Se l’acqua manca e la filiera energetica vacilla: chi decide cosa si spegne

Dighe, cabine elettriche, centrali idroelettriche, consorzi di bonifica, sale operative: è lì che si decide chi avrà l’acqua quando mancherà, chi continuerà ad avere corrente quando la temperatura salirà, quali territori verranno messi in sicurezza e quali resteranno esposti. Perché quando la pioggia manca, l’acqua non sparisce: viene assegnata. A decretarlo sono pochi soggetti, quasi mai visibili nel dibattito pubblico: l’Autorità di Bacino del Po, i Consorzi di Bonifica, i gestori delle grandi dighe alpine, la Regione. Dentro le stanze tecniche e politiche si stabilisce se l’acqua dovrà garantire il minimo vitale dei fiumi, irrigare i campi o produrre energia.
L’anno chiave in cui è diventato cristallino che questa condizione sta diventando routine è il 2022, quando le cronache si sono riempite di fotografie e di numeri che descrivevano una siccità arrogante, con il Po prosciugato e interi territori rimasti a secco. E la nostra provincia non ha fatto eccezione: una cinquantina di Comuni sono precipitati in sofferenza idrica, tanto da fare scattare la «massima allerta» declinata a suon di ordinanze per limitare l’uso dell’acqua (da Gussago a Orzinuovi, da Idro a Darfo, da Tremosine a Borgosatollo, solo per citare qualche esempio).

In quel frangente, i verbali raccontano di decisioni prese in emergenza: riduzioni dei rilasci, deroghe temporanee, priorità rovesciate. L’agricoltura ha invocato acqua, l’idroelettrico ha chiesto continuità, i sindaci e le Protezioni civili si sono fatti in quattro per garantire acqua nelle case. Per definizione, qualcuno ha perso: arrivati a quel punto, infatti, non era più (solo) una questione ambientale, ma era diventata una questione di gerarchia. La Lombardia ha costruito la propria forza produttiva sull’idroelettrico: copre il 61,6% dell’energia elettrica prodotta da fonti rinnovabili.
Chi controlla
Quando i bacini si abbassano, la produzione energetica crolla. Questo accade sempre più spesso, ma finora non è mai stato ufficialmente raccontato come «instabilità strutturale»: è stato semplicemente gestito come «fatto tecnico». Meno acqua significa meno elettricità disponibile da fonte interna e la compensazione avviene con gas, importazioni, prezzi all’ingrosso più alti. Ecco perché questa catena è politica: ha effetti diretti sulle bollette, sulla competitività delle imprese, sulla dipendenza energetica. Il punto è semplice: chi gestisce l’acqua condiziona l’energia e chi controlla le dighe partecipa al governo della rete.
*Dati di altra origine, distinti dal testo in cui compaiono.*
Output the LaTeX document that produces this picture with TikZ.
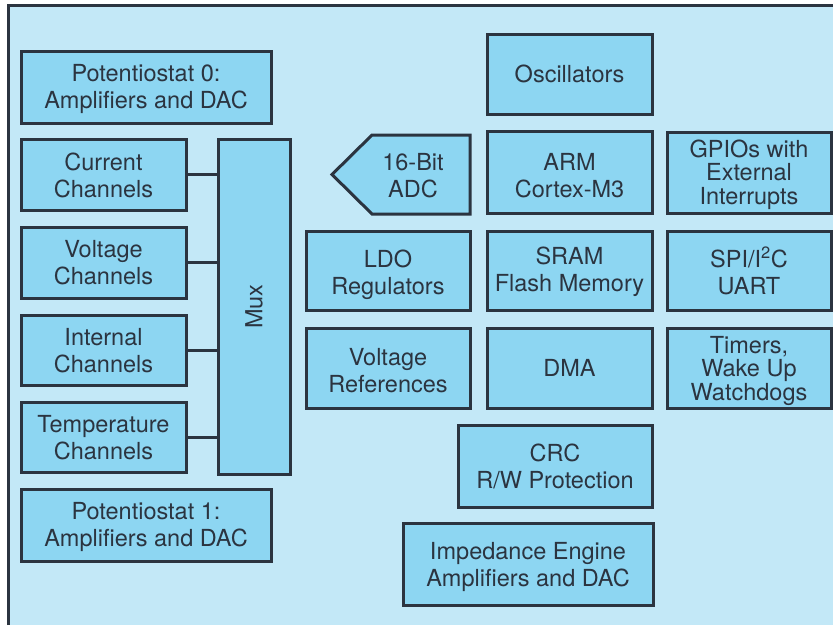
\documentclass[tikz,border=0pt]{standalone}
\usepackage{fontspec}
\setmainfont{TeX Gyre Heros}
\definecolor{bgc}{HTML}{C3E8F7}
\definecolor{boxc}{HTML}{8DD6F2}
\definecolor{ink}{HTML}{2B3440}
\newcommand\blkbox[8][]{\node[blk,minimum width={#5-#3},minimum height={#6-#4}] (#2) at ({(#3+#5)/2},{(#4+#6)/2}) {};
  \node[txt,#1] (#2-t) at ([yshift=-#7pt]#2.center) {#8};}
\begin{document}
\begin{tikzpicture}[x=1pt,y=-1pt,
  blk/.style={draw=ink,fill=boxc,line width=3pt,inner sep=0pt},
  txt/.style={inner sep=0pt,align=center,text=ink,font=\fontsize{23.5}{27}\selectfont},
  tight/.style={font=\fontsize{23.5}{23.5}\selectfont},
  conn/.style={draw=ink,line width=3pt}]
\useasboundingbox (0,0) rectangle (833,625);
\fill[bgc] (7,4) rectangle (833,625);
\draw[ink,line width=3pt] (8.5,625) -- (8.5,5.5) -- (833,5.5);
% left column
\blkbox{pot0}{21}{51}{271}{123}{1.5}{Potentiostat 0:\\Amplifiers and DAC}
\blkbox{cur}{21}{139}{186}{210}{0.5}{Current\\Channels}
\blkbox{vol}{21}{227}{186}{298}{0.5}{Voltage\\Channels}
\blkbox{int}{21}{315}{186}{385}{0.5}{Internal\\Channels}
\blkbox{tmp}{21}{402}{186}{472}{0.5}{Temperature\\Channels}
\blkbox{pot1}{21}{489}{271}{561}{1.5}{Potentiostat 1:\\Amplifiers and DAC}
\blkbox{mux}{218}{139}{290}{474}{0}{}
\node[txt,rotate=90] (muxl) at (mux.center) {Mux};
\foreach \n in {cur,vol,int,tmp}{\draw[conn] (\n.east) -- (\n.east -| mux.west);}
% ADC pentagon
\coordinate (adctl) at (372,135);
\coordinate (adctr) at (470,135);
\coordinate (adcbr) at (470,214);
\coordinate (adcbl) at (372,214);
\coordinate (adctip) at (332,174.5);
\filldraw[fill=boxc,draw=ink,line width=3pt,line join=miter] (adctl) -- (adctr) -- (adcbr) -- (adcbl) -- (adctip) -- cycle;
\node[txt] (adc) at (413,175.5) {16-Bit\\ADC};
% middle and right
\blkbox{osc}{487}{34}{652}{114}{-0.5}{Oscillators}
\blkbox{arm}{487}{131}{652}{213}{4}{ARM\\Cortex-M3}
\blkbox[tight]{gpio}{667}{132}{831}{213}{2}{GPIOs with\\External\\Interrupts}
\blkbox{ldo}{306}{231}{470}{310}{4.5}{LDO\\Regulators}
\blkbox{sram}{487}{231}{652}{310}{1}{SRAM\\Flash Memory}
\blkbox{spi}{667}{231}{831}{310}{0}{SPI/I\textsuperscript{2}C\\UART}
\blkbox{vref}{306}{328}{470}{408}{3}{Voltage\\References}
\blkbox{dma}{487}{328}{652}{408}{0}{DMA}
\blkbox[tight]{tim}{667}{328}{831}{408}{2.5}{Timers,\\Wake Up\\Watchdogs}
\blkbox{crc}{458}{425}{652}{507}{0}{CRC\\R/W Protection}
\blkbox{imp}{403}{523}{653}{605}{2.5}{Impedance Engine\\Amplifiers and DAC}
\end{tikzpicture}
\end{document}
La fragilità non sta solo nei chilometri di cavi, ma nei punti dove la rete si concentra: le sottostazioni di trasformazione, le cabine primarie, gli snodi che portano potenza verso le aree industriali sono i veri «ponti» del sistema elettrico. Quando saltano, interi territori restano al buio. Per questo esistono territori più esposti e il rischio blackout non è distribuito in modo uniforme. Le aree più dense di capannoni, logistica, centri commerciali e zone residenziali compatte sono le più fragili.
Le periferie industriali, le cinture urbane, le zone dove la rete è cresciuta per stratificazione e non per progetto sono le prime a saltare. Qui il conflitto è evidente: sono i territori che producono ricchezza a sopportare il rischio infrastrutturale più alto. Brescia, Bergamo, la bassa pianura, i grandi assi logistici: quando la domanda esplode per il caldo, è lì che si decide se la rete reggerà o no.
Chi sceglie dove mettere i soldi? Tradotto in filiera operativa: le linee generali sono responsabilità di Terna, le dorsali nazionali dipendono dal Ministero, le reti di distribuzione sono in mano a grandi operatori privati, la pianificazione è formalmente regionale. Sì, c’è (anche) una sovrapposizione di competenze. Molti investimenti passano per fondi europei e per il Pnrr, ma la destinazione territoriale raramente segue criteri di rischio climatico, più spesso segue invece equilibri politici e industriali. E il risultato è una mappa degli investimenti che non coincide con la mappa del rischio.